Subang Jaya SS18/4 rented room (11 months)
Sibu (4 months)
PJ Section 6 rented room (14 months)
Sibu (3 months)
Belfast Hamilton Hall (9 months)
Sibu (3 months)
Belfast Sir Rowland Wright Hall (9 months)
Belfast Rugby Avenue (14 months)
Sibu (1 month)
Belfast Hamilton Hall (9 months)
Ballynahinch Chinese Restaurant (6 months)

When I came back to KL, I foolishly shipped almost all my stuff back from Belfast. Imagine dragging all those boxes through the following:-

Stephen Chung's House in Taman Supreme, KL (2 months)
Rented room in PJ Section 10 (5 months)
House in PJ Section 14 (1 month)

After that, together with my two brothers and a couple of other friends we found this place in PJ SS2/18 to call home for 4 and a half years. I then shifted to SS2/10 for another 2.5 years. After I got married, I stayed in PJ Section 17 for 5 months.

So, finally in February 2003, I moved to my current house in Puchong. 7 years after I left Belfast, I finally got to unpack my boxes from Belfast and put the stuff in my study room.

Sunday, December 02, 2007

Reusable Shopping Bags

I was in Tesco Puchong a month ago, when I noticed that they were selling reusable shopping bags.
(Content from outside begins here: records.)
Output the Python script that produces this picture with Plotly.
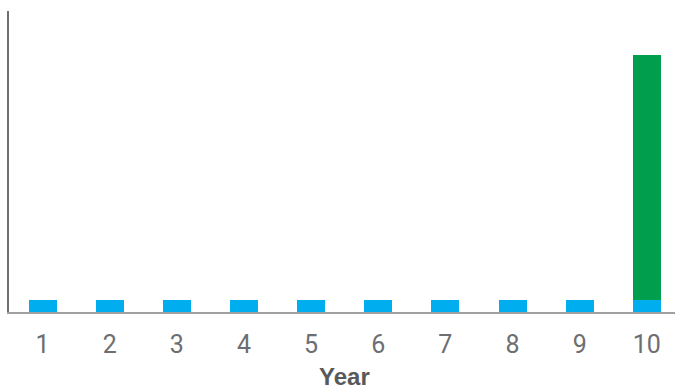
import plotly.graph_objects as go

years = [1, 2, 3, 4, 5, 6, 7, 8, 9, 10]
tick_labels = ["1", "2", "3", "4", "5", "6", "7", "8", "9", "10"]
coupon = [5, 5, 5, 5, 5, 5, 5, 5, 5, 5]
principal = [0, 0, 0, 0, 0, 0, 0, 0, 0, 100]
x_title = "Year"

fig = go.Figure()
fig.add_trace(go.Bar(x=years, y=coupon, marker=dict(color="#00AEEF", line=dict(width=0)), name="Coupon"))
fig.add_trace(go.Bar(x=years, y=principal, marker=dict(color="#009E4D", line=dict(width=0)), name="Principal"))

fig.update_layout(
    width=675, height=391,
    barmode="stack",
    bargap=0.583,
    showlegend=False,
    plot_bgcolor="white",
    paper_bgcolor="white",
    margin=dict(l=9, r=0, t=11, b=79),
    font=dict(family="Roboto", color="#6d6e71"),
    xaxis=dict(
        range=[0.5, 10.42],
        tickmode="array",
        tickvals=years,
        ticktext=tick_labels,
        tickfont=dict(size=25, color="#6d6e71"),
        showgrid=False,
        zeroline=False,
        showline=True,
        linecolor="#a0a0a0",
        linewidth=1.5,
        ticks="",
        ticklabelstandoff=9,
        automargin=False,
    ),
    yaxis=dict(
        range=[0, 123],
        showgrid=False,
        zeroline=False,
        showline=True,
        linecolor="#6d6e71",
        linewidth=1.5,
        showticklabels=False,
        ticks="",
    ),
    annotations=[dict(
        text="<b>" + x_title + "</b>",
        xref="x", x=5.5, yref="paper", y=0,
        xanchor="center", yanchor="bottom", yshift=-79,
        showarrow=False, borderpad=0,
        font=dict(family="Liberation Sans", size=24, color="#58595b"),
    )],
)

fig.write_html("out.html")
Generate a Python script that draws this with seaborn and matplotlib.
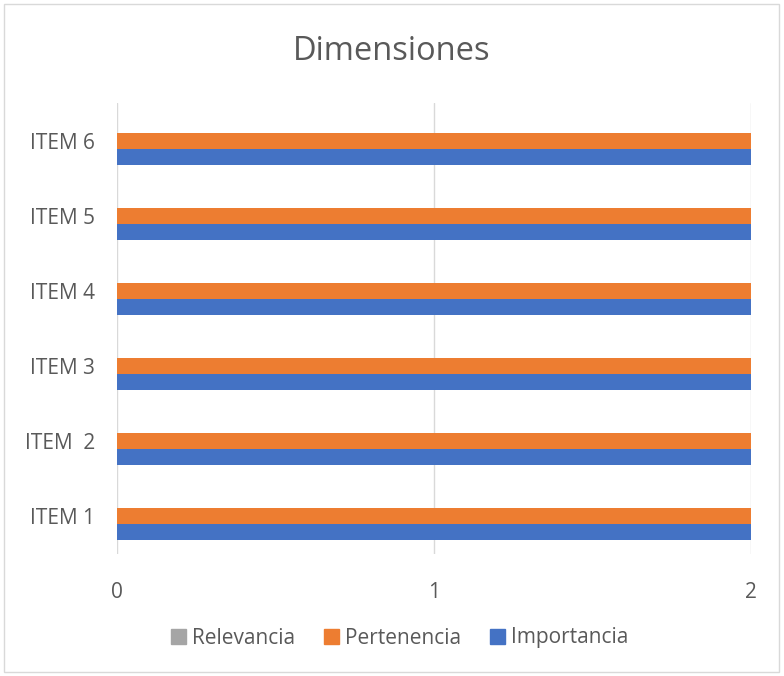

The deal goes something like this - you buy a bag for RM 0.99, and you're supposed to use it for your future shopping at Tesco's instead of the usual plastic bags. When the bag gets damaged, you can actually get it exchanged for a new one, at no cost. Better yet, you can keep doing so for life!

I was quite excited and immediately bought one. My wife was not too keen, though. What are you gonna use to store the baby's diapers soiled with poo poo and for your dustbin linings, she asked. She had a point, we do reuse the normal plastic bags to store trash. But I reasoned with her that we don't usually use that many, if we can reduce our use of plastic bags we could make our own little difference to the environment.

Anyway, the first time I used it, I got curious stares. An elderly couple behind me in the queue asked me about it. The funniest thing was, the cashier totally ignored it and proceeded to put my groceries in the usual plastic bags. When I told her I wanted them in the reusable bag instead, she looked confused for a second, then obliged. I guess Tesco had not trained their staff yet on the bag.

Unfortunately, so far that was the last time I used it. I leave it on a shelf near the front door, but invariably I'll forget to grab it whenever I go shopping. Now I am planning to leave it in the car. Hopefully, I'll remember to grab it when I get out of the car at Tesco! :) I guess new habits need to be formed in order to use the bag effectively, which is why although I do see some people buying those bags, I seldom see them actually being used.